By Harold Raker
For The Daily Item
For wrestling coaches, fans and parents, there are few more stressful situations.
Their wrestler is facing a do-or-die match for the last chance to qualify for the state tournament. The anxiety, and for some, the consequent disappointment, is compounded if the wrestler is a senior.
Fans of the NCAA basketball tournament say its one-and-done aspect are what make it one of the most exciting times of the year. Not so in wrestling. Excruciating is a more accurate adjective.
Watching your son or your wrestler battling for that final chance at Hershey may be even more uncomfortable than those harder-than-slate bleacher seats at the so-called Magic Dome. Those bleachers are further past their time than the Philadelphia Phillies infield, but major renovations are planned and should be completed before next season.
But I digress.
In Saturday’s consolation finals, in which the winner wrestles this week in Hershey, and the loser saw his season, or career, come to an abrupt end, several Valley athletes were among those sustaining heartbreaking defeats.
Lewisburg sophomore Brian Friery, who was undefeated two weeks ago, saw his promising season end in a 2-1 loss to fellow sophomore Angelo Barberio of Muncy in the consolation final at 106 pounds. Friery qualified for the state tournament as a freshman.
In the 113 consy final, one Valley wrestler was guaranteed a state berth and the other a season-ending defeat. Red-hot Lewisburg sophomore Jordan Gessner got the nod, with a 5-2 win over Warrior Run junior Eric Hunt.
Milton sophomores Gage Heller, at 182, and Brandon Stokes, at 195, each endured one-point losses in their last-chance matches, with Heller’s bout with Hughesville senior Matt Herr going to overtime.
The most unlucky of all were seniors Brian LeBarron of Warrior Run and David Burke of Danville, who battled back to get one last shot at Hershey only to fall short in the consolation final.
Some might think from watching their battles in the last three 152-pound finals, that Mifflinburg’s Cole Walter and Southern Columbia’s Blake Marks are bitter enemies.
They would be incorrect.
Though the two are probably not making dinner plans any time soon, there is plenty of respect.
Walter said after his 9-3 win over Marks on Saturday night in the regionals, his third win in a row over the Tiger, that he hopes both make it to Saturday’s championship final.
“It will be good for our section and our district for us to get to the final,” Walter said.

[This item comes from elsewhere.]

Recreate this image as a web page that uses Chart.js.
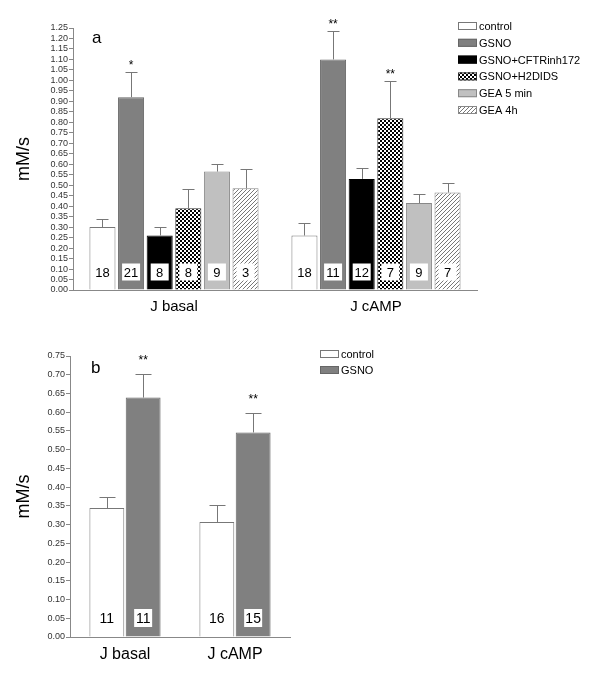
<!DOCTYPE html>
<html>
<head>
<meta charset="utf-8">
<script src="https://cdn.jsdelivr.net/npm/chart.js@4"></script>
<style>
  body { margin: 0; background: #fff; }
  #wrapA { position: absolute; left: 0; top: 0; width: 600px; height: 320px; }
  #wrapB { position: absolute; left: 0; top: 340px; width: 600px; height: 335px; }
</style>
</head>
<body>
<div id="wrapA"><canvas id="chartA"></canvas></div>
<div id="wrapB"><canvas id="chartB"></canvas></div>
<script>
// panel a
const categoriesA = ['J basal', 'J cAMP'];
const controlA = [0.30, 0.26];
const gsnoA = [0.92, 1.10];
const cftrA = [0.26, 0.53];
const h2didsA = [0.39, 0.82];
const gea5A = [0.565, 0.415];
const gea4A = [0.485, 0.465];
const controlErrA = [0.04, 0.06];
const gsnoErrA = [0.12, 0.135];
const cftrErrA = [0.04, 0.05];
const h2didsErrA = [0.09, 0.175];
const gea5ErrA = [0.035, 0.045];
const gea4ErrA = [0.09, 0.045];
const controlNA = [18, 18];
const gsnoNA = [21, 11];
const cftrNA = [8, 12];
const h2didsNA = [8, 7];
const gea5NA = [9, 9];
const gea4NA = [3, 7];
const gsnoStarsA = ['*', '**'];
const h2didsStarsA = ['', '**'];
const ticksA = { min: 0, max: 1.25, step: 0.05 };

// panel b
const categoriesB = ['J basal', 'J cAMP'];
const controlB = [0.344, 0.307];
const gsnoB = [0.639, 0.546];
const controlErrB = [0.029, 0.045];
const gsnoErrB = [0.064, 0.051];
const controlNB = [11, 16];
const gsnoNB = [11, 15];
const gsnoStarsB = ['**', '**'];
const ticksB = { min: 0, max: 0.75, step: 0.05 };

const FONT = "'Liberation Sans', Arial, sans-serif";

function checkerPattern() {
  const c = document.createElement('canvas');
  c.width = 4; c.height = 4;
  const g = c.getContext('2d');
  g.fillStyle = '#fff';
  g.fillRect(0, 0, 4, 4);
  g.fillStyle = '#000';
  g.fillRect(0, 0, 2, 2);
  g.fillRect(2, 2, 2, 2);
  return g.createPattern(c, 'repeat');
}

function hatchPattern() {
  const c = document.createElement('canvas');
  c.width = 4; c.height = 4;
  const g = c.getContext('2d');
  g.fillStyle = '#fff';
  g.fillRect(0, 0, 4, 4);
  g.strokeStyle = '#777';
  g.lineWidth = 1;
  g.beginPath();
  g.moveTo(-1, 5); g.lineTo(5, -1);
  g.moveTo(-1, 1); g.lineTo(1, -1);
  g.moveTo(3, 5); g.lineTo(5, 3);
  g.stroke();
  return g.createPattern(c, 'repeat');
}

// error bars, n labels, stars, panel letter and legend
const extrasPlugin = {
  id: 'extras',
  afterDatasetsDraw(chart, args, opts) {
    const ctx = chart.ctx;
    const y = chart.scales.y;
    const area = chart.chartArea;
    ctx.save();
    chart.data.datasets.forEach((ds, di) => {
      const meta = chart.getDatasetMeta(di);
      meta.data.forEach((bar, i) => {
        const topV = ds.data[i] + ds.errors[i];
        const yTop = y.getPixelForValue(topV);
        const x = Math.round(bar.x) + 0.5;
        ctx.strokeStyle = '#777';
        ctx.lineWidth = 1;
        ctx.beginPath();
        ctx.moveTo(x, bar.y);
        ctx.lineTo(x, Math.round(yTop) + 0.5);
        ctx.moveTo(x - opts.capW / 2, Math.round(yTop) + 0.5);
        ctx.lineTo(x + opts.capW / 2, Math.round(yTop) + 0.5);
        ctx.stroke();

        if (ds.stars && ds.stars[i]) {
          ctx.fillStyle = '#000';
          ctx.font = '12px ' + FONT;
          ctx.textAlign = 'center';
          ctx.textBaseline = 'alphabetic';
          ctx.fillText(ds.stars[i], bar.x, yTop - opts.starGap);
        }

        const cy = area.bottom - opts.nOffset;
        ctx.fillStyle = '#fff';
        ctx.fillRect(bar.x - opts.boxW / 2, cy - opts.boxH / 2, opts.boxW, opts.boxH);
        ctx.fillStyle = '#000';
        ctx.font = opts.nFont + 'px ' + FONT;
        ctx.textAlign = 'center';
        ctx.textBaseline = 'middle';
        ctx.fillText(String(ds.counts[i]), bar.x, cy + 1);
      });
    });

    ctx.fillStyle = '#000';
    ctx.font = '17px ' + FONT;
    ctx.textAlign = 'left';
    ctx.textBaseline = 'middle';
    ctx.fillText(opts.letter, opts.letterX, opts.letterY);

    chart.data.datasets.forEach((ds, di) => {
      const ly = opts.legendY + di * opts.legendStep;
      ctx.fillStyle = ds.backgroundColor;
      ctx.fillRect(opts.legendX, ly - 4, 19, 8);
      ctx.strokeStyle = ds.borderColor;
      ctx.lineWidth = 1;
      ctx.strokeRect(opts.legendX + 0.5, ly - 3.5, 18, 7);
      ctx.fillStyle = '#000';
      ctx.font = '11px ' + FONT;
      ctx.textAlign = 'left';
      ctx.textBaseline = 'middle';
      ctx.fillText(ds.label, opts.legendX + 21, ly + 1);
    });
    ctx.restore();
  }
};

function makeScales(t, yWidth, xFont) {
  return {
    x: {
      grid: { display: false },
      border: { display: true, color: '#888' },
      ticks: { color: '#000', font: { family: FONT, size: xFont }, padding: 0 },
      afterFit(s) { s.height = 30; }
    },
    y: {
      min: t.min,
      max: t.max,
      grid: { display: true, drawOnChartArea: false, drawTicks: true, tickLength: 4, color: '#888' },
      border: { display: true, color: '#888' },
      ticks: {
        stepSize: t.step,
        autoSkip: false,
        color: '#333',
        padding: 1,
        font: { family: FONT, size: 9 },
        callback: v => Number(v).toFixed(2)
      },
      title: { display: true, text: 'mM/s', color: '#000', font: { family: FONT, size: 18 }, padding: { top: 13, bottom: 0 } },
      afterFit(s) { s.width = yWidth; }
    }
  };
}

new Chart(document.getElementById('chartA'), {
  type: 'bar',
  data: {
    labels: categoriesA,
    datasets: [
      { label: 'control', data: controlA, errors: controlErrA, counts: controlNA, backgroundColor: '#fff', borderColor: '#777' },
      { label: 'GSNO', data: gsnoA, errors: gsnoErrA, counts: gsnoNA, stars: gsnoStarsA, backgroundColor: '#808080', borderColor: '#666' },
      { label: 'GSNO+CFTRinh172', data: cftrA, errors: cftrErrA, counts: cftrNA, backgroundColor: '#000', borderColor: '#000' },
      { label: 'GSNO+H2DIDS', data: h2didsA, errors: h2didsErrA, counts: h2didsNA, stars: h2didsStarsA, backgroundColor: checkerPattern(), borderColor: '#333' },
      { label: 'GEA 5 min', data: gea5A, errors: gea5ErrA, counts: gea5NA, backgroundColor: '#c0c0c0', borderColor: '#888' },
      { label: 'GEA 4h', data: gea4A, errors: gea4ErrA, counts: gea4NA, backgroundColor: hatchPattern(), borderColor: '#888' }
    ].map(d => Object.assign(d, { borderWidth: 1, categoryPercentage: 0.85, barPercentage: 0.91 }))
  },
  options: {
    responsive: true,
    maintainAspectRatio: false,
    animation: false,
    layout: { padding: { left: 0, right: 123, top: 28, bottom: 0 } },
    plugins: {
      legend: { display: false },
      tooltip: { enabled: false },
      extras: {
        capW: 12, starGap: 3, nOffset: 18, boxW: 18, boxH: 17, nFont: 13,
        letter: 'a', letterX: 92, letterY: 38,
        legendX: 458, legendY: 26, legendStep: 16.8
      }
    },
    scales: makeScales(ticksA, 73, 15)
  },
  plugins: [extrasPlugin]
});

new Chart(document.getElementById('chartB'), {
  type: 'bar',
  data: {
    labels: categoriesB,
    datasets: [
      { label: 'control', data: controlB, errors: controlErrB, counts: controlNB, backgroundColor: '#fff', borderColor: '#777' },
      { label: 'GSNO', data: gsnoB, errors: gsnoErrB, counts: gsnoNB, stars: gsnoStarsB, backgroundColor: '#808080', borderColor: '#666' }
    ].map(d => Object.assign(d, { borderWidth: 1, categoryPercentage: 0.66, barPercentage: 0.96 }))
  },
  options: {
    responsive: true,
    maintainAspectRatio: false,
    animation: false,
    layout: { padding: { left: 0, right: 310, top: 16, bottom: 8 } },
    plugins: {
      legend: { display: false },
      tooltip: { enabled: false },
      extras: {
        capW: 16, starGap: 10, nOffset: 19, boxW: 18, boxH: 18, nFont: 14,
        letter: 'b', letterX: 91, letterY: 28,
        legendX: 320, legendY: 14, legendStep: 16
      }
    },
    scales: makeScales(ticksB, 70, 16)
  },
  plugins: [extrasPlugin]
});
</script>
</body>
</html>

Marks told a fellow reporter that, despite the losses and the sore shoulder he receiver from Saturday’s physical encounter with Walter, those matches will prove beneficial. He said wrestling Walter will help him when he faces the tough competition that always awaits in the Giant Center.
Scoping it out
Milton senior Ryan Preisch is on a roll as he returns to Hershey for his last shot at a gold medal. He won bronze a year ago.
Preisch said Saturday night that he would start looking at the guys in his weight class (160) who are ranked ahead of him and he has already watched some of them in action.
“I have wrestled some of them, and I’m not worried about it. If I wrestle my way, I can’t lose,” he said.
One of those in his bracket is Coudersport’s unbeaten Kyle Bova, the returning 152-pound runner-up, who has been ranked No. 1 all season by Off the Mat.
“I wrestled him two years ago at states. I think that I will be fine with him. I’ve seen him wrestle and I’ve watched a bunch of his matches, I know how he wrestles. I’ll be good,” said Preisch, who beat Bova 8-0 in 2012.
The two are paired in opposite brackets so, unless both lose earlier, they would not meet until the final.
The patriarch of the Cesari wrestling family, Joe Cesari Sr., who officiated at regionals over the weekend, is the proud grandfather of the latest Cesari to make his mark in the sport.
Matt Joseph Cesari, a senior at Leesport High School in Raleigh, N.C., recently completed his high school wrestling career with his fourth appearance in the state tournament at the Greensboro Coliseum, finishing fourth at 152 pounds.
Matt, son of Joe Jr., was 40-3 as a senior and 161-42 for his career, with 103 pins.
The younger Cesari had among his goals to surpass some of the accomplishments of his father and wrestling uncles, Mark and Steve. He did that.
He surpassed the win and pin totals of his dad and his uncles, who all wrestled at North Schuylkill, where their father was a successful head coach.
Steve was 155-22-2, Joe Jr. was 154-6-1 with 101 pins, and Mark was 138-8.
Joe Sr. said his grandson accomplished all of the goals while feeling the pressure of wrestling in the shadows of his dad, uncles and grandfather.
Matt’s record is the best in the history of Leesport.